This Act prohibits the President from granting licenses or waivers for transactions involving certain terrorism-designated foreign persons unless Congress is certified that those persons have completely ceased terrorist activities.
Bryan Steil
Representative
WI-1
The No Sanctions Relief for Terrorists Act prohibits the granting of new licenses or waivers for transactions involving individuals or groups designated as terrorists by the Treasury Department as of January 20, 2021. Such relief can only be issued if the President certifies to key congressional committees that the designated foreign persons have completely ceased all terrorist activities. This measure specifically targets the easing of existing sanctions on designated terrorist entities.
The aptly named No Sanctions Relief for Terrorists Act is all about putting up new bureaucratic roadblocks against easing sanctions on foreign individuals and groups previously designated as terrorists. Essentially, it locks down the ability of the Executive Branch—specifically the Treasury Department’s Office of Foreign Assets Control (OFAC)—to grant new special permissions, called licenses or waivers, for transactions involving these entities.
What’s the big change? Before any new license or waiver can be issued to someone on the designated terrorist list, the President must now send a formal certification to four key Congressional committees (Foreign Affairs and Financial Services in the House; Foreign Relations and Banking in the Senate). This isn't just a heads-up; the President has to certify that the foreign person or group has “completely stopped participating in terrorism.” If that sounds like a high bar, it is. This provision essentially hands Congress a new level of oversight, making it much harder to quietly grant exceptions to sanctions.

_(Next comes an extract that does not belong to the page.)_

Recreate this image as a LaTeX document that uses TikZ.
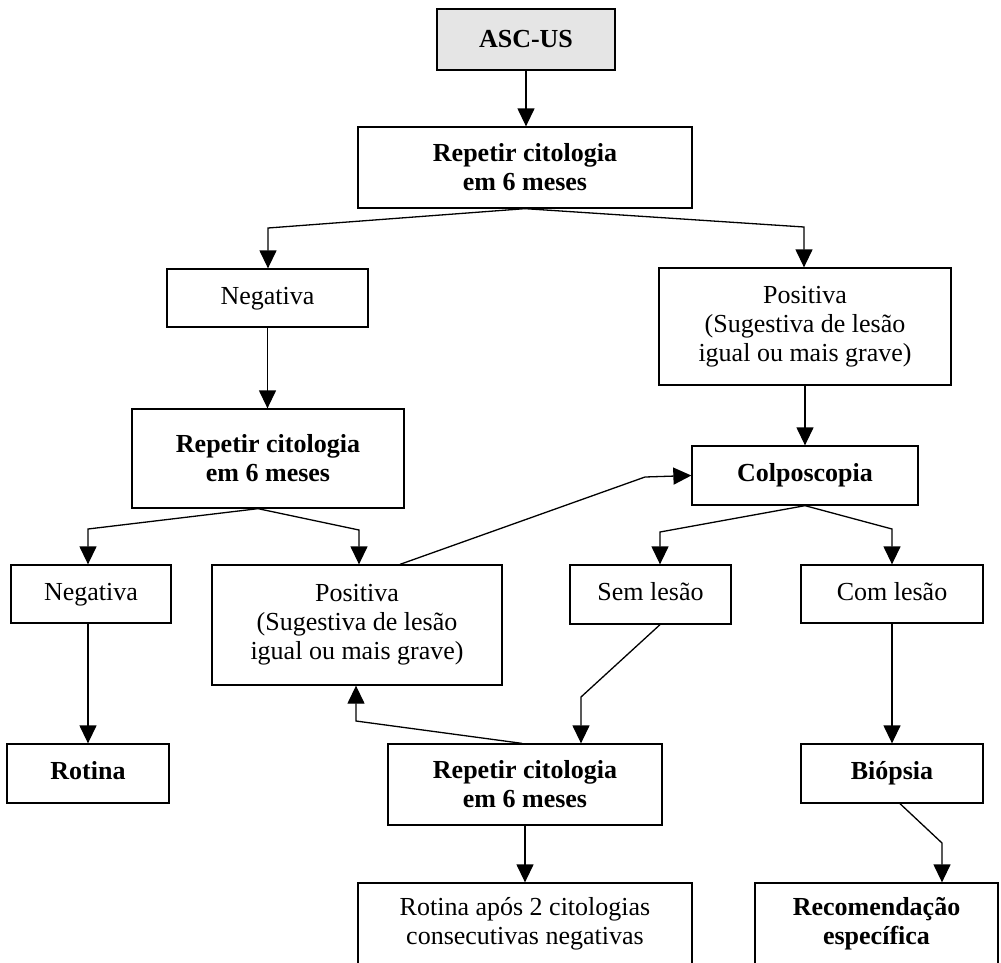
\documentclass[tikz,border=0pt]{standalone}
\usepackage{fontspec}
\setmainfont{Liberation Serif}
\usetikzlibrary{arrows.meta}
\tikzset{
  box/.style={draw=black, line width=1.3pt, inner sep=0pt, align=center,
    font=\fontsize{26}{29}\selectfont},
  bbox/.style={box, font=\fontsize{26}{29}\selectfont\bfseries},
  conn/.style={line width=1.3pt, -{Triangle[width=17pt,length=18pt]}},
  plain/.style={line width=1.3pt}
}
\begin{document}
\begin{tikzpicture}[x=1pt,y=-1pt]
\useasboundingbox (0,0) rectangle (1001,962);
\clip (0,0) rectangle (1001,962);
\fill[white] (0,0) rectangle (1001,962);

% nodes
\node[bbox, fill=black!10, minimum width=178pt, minimum height=61pt] (asc) at (526,39.5) {ASC-US};
\node[bbox, minimum width=334pt, minimum height=81pt] (rep1) at (525,167.5) {Repetir citologia\\em 6 meses};
\node[box, minimum width=201pt, minimum height=58pt, text height=18pt, text depth=6pt] (neg1) at (267.5,298) {Negativa};
\node[box, minimum width=292pt, minimum height=117pt] (pos1) at (805,326.5) {Positiva\\(Sugestiva de lesão\\igual ou mais grave)};
\node[bbox, minimum width=272pt, minimum height=99pt] (rep2) at (268,458.5) {Repetir citologia\\em 6 meses};
\node[bbox, minimum width=226pt, minimum height=59pt] (colp) at (805,475.5) {Colposcopia};
\node[box, minimum width=160pt, minimum height=58pt, text height=18pt, text depth=6pt] (neg2) at (91,594) {Negativa};
\node[box, minimum width=290pt, minimum height=120pt] (pos2) at (357,625) {Positiva\\(Sugestiva de lesão\\igual ou mais grave)};
\node[box, minimum width=161pt, minimum height=59pt, text height=18pt, text depth=6pt] (sem) at (650.5,594.5) {Sem lesão};
\node[box, minimum width=182pt, minimum height=58pt, text height=18pt, text depth=6pt] (com) at (892,594) {Com lesão};
\node[bbox, minimum width=162pt, minimum height=59pt, text height=18pt, text depth=6pt] (rot) at (88,773.5) {Rotina};
\node[bbox, minimum width=274pt, minimum height=81pt] (rep3) at (525,784.5) {Repetir citologia\\em 6 meses};
\node[bbox, minimum width=182pt, minimum height=59pt] (bio) at (892,773.5) {Biópsia};
\node[box, minimum width=334pt, minimum height=82pt] (rap) at (525,924) {Rotina após 2 citologias\\consecutivas negativas};
\node[bbox, minimum width=243pt, minimum height=82pt] (rec) at (876.5,924) {Recomendação\\específica};

% bend points
\coordinate (k1) at (268,228);
\coordinate (k2) at (804,227);
\coordinate (k3) at (88,529);
\coordinate (k4) at (359,530);
\coordinate (k5) at (645,477);
\coordinate (k6) at (660,532);
\coordinate (k7) at (892,529);
\coordinate (k8) at (581,697);
\coordinate (k9) at (356,721);
\coordinate (k10) at (942,843);

% connectors
\draw[conn] (asc) -- (asc |- rep1.north);
\draw[conn] (rep1.south) -- (k1) -- (k1 |- neg1.north);
\draw[conn] (rep1.south) -- (k2) -- (k2 |- pos1.north);
\draw[conn] (neg1) -- (neg1 |- rep2.north);
\draw[conn] (pos1) -- (pos1 |- colp.north);
\draw[conn] ([xshift=-10pt]rep2.south) -- (k3) -- (k3 |- neg2.north);
\draw[conn] ([xshift=-10pt]rep2.south) -- (k4) -- (k4 |- pos2.north);
\draw[conn] ([xshift=43pt]pos2.north) -- (k5) -- (colp.west);
\draw[conn] (colp.south) -- (k6) -- (k6 |- sem.north);
\draw[conn] (colp.south) -- (k7) -- (k7 |- com.north);
\draw[conn] (com) -- (com |- bio.north);
\draw[conn] (neg2.south -| rot.north) -- (rot.north);
\draw[conn] ([xshift=9.5pt]sem.south) -- (k8) -- (k8 |- rep3.north);
\draw[conn] ([xshift=-3pt]rep3.north) -- (k9) -- (k9 |- pos2.south);
\draw[conn] (rep3) -- (rep3 |- rap.north);
\draw[conn] ([xshift=8pt]bio.south) -- (k10) -- (k10 |- rec.north);
\end{tikzpicture}
\end{document}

This restriction specifically targets foreign persons and groups who were already on OFAC’s sanctions list as of January 20, 2021, under Executive Order 13224 (the order dealing with terrorist financing). Think of it as freezing the list of sanctioned entities from that specific date and making it extremely difficult to grant them any new deals or exemptions going forward. For example, if a specific Iranian entity was on that list on that date, any US company or organization seeking a new waiver to do business with them would be blocked unless the President makes that tough certification to Congress.

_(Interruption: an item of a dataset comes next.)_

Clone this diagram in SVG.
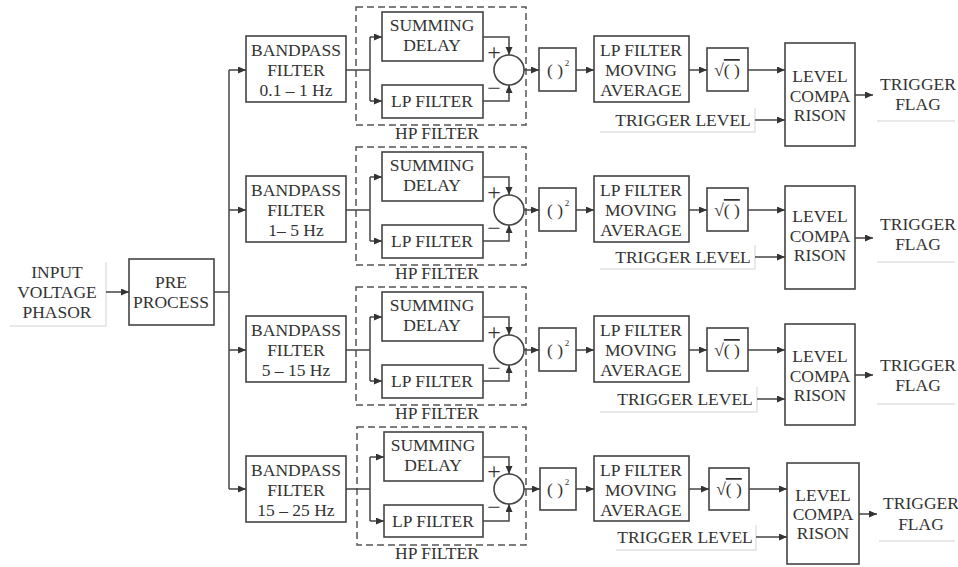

For most people, this bill won't change your daily routine, but it matters a lot in the world of foreign policy and international finance. For US businesses or humanitarian organizations that sometimes need special permission (a waiver) to interact with sanctioned areas—perhaps to deliver aid or conclude a limited commercial deal—this process just got significantly harder. It means less flexibility for the Executive Branch to use targeted sanctions relief as a diplomatic tool. It also means that groups seeking to get off the sanctions list face a much higher hurdle: they need the President to vouch to Congress that they have completely ceased terrorist activity, a standard that is potentially subjective and politically charged.
It’s important to note what this bill doesn’t touch: it explicitly leaves existing general licenses that OFAC had in place as of January 20, 2021, completely alone. General licenses are broad permissions that apply to categories of transactions (like certain humanitarian aid or personal remittances), so those established avenues for interaction remain open. This bill is about stopping new, specific exceptions from being carved out for designated entities.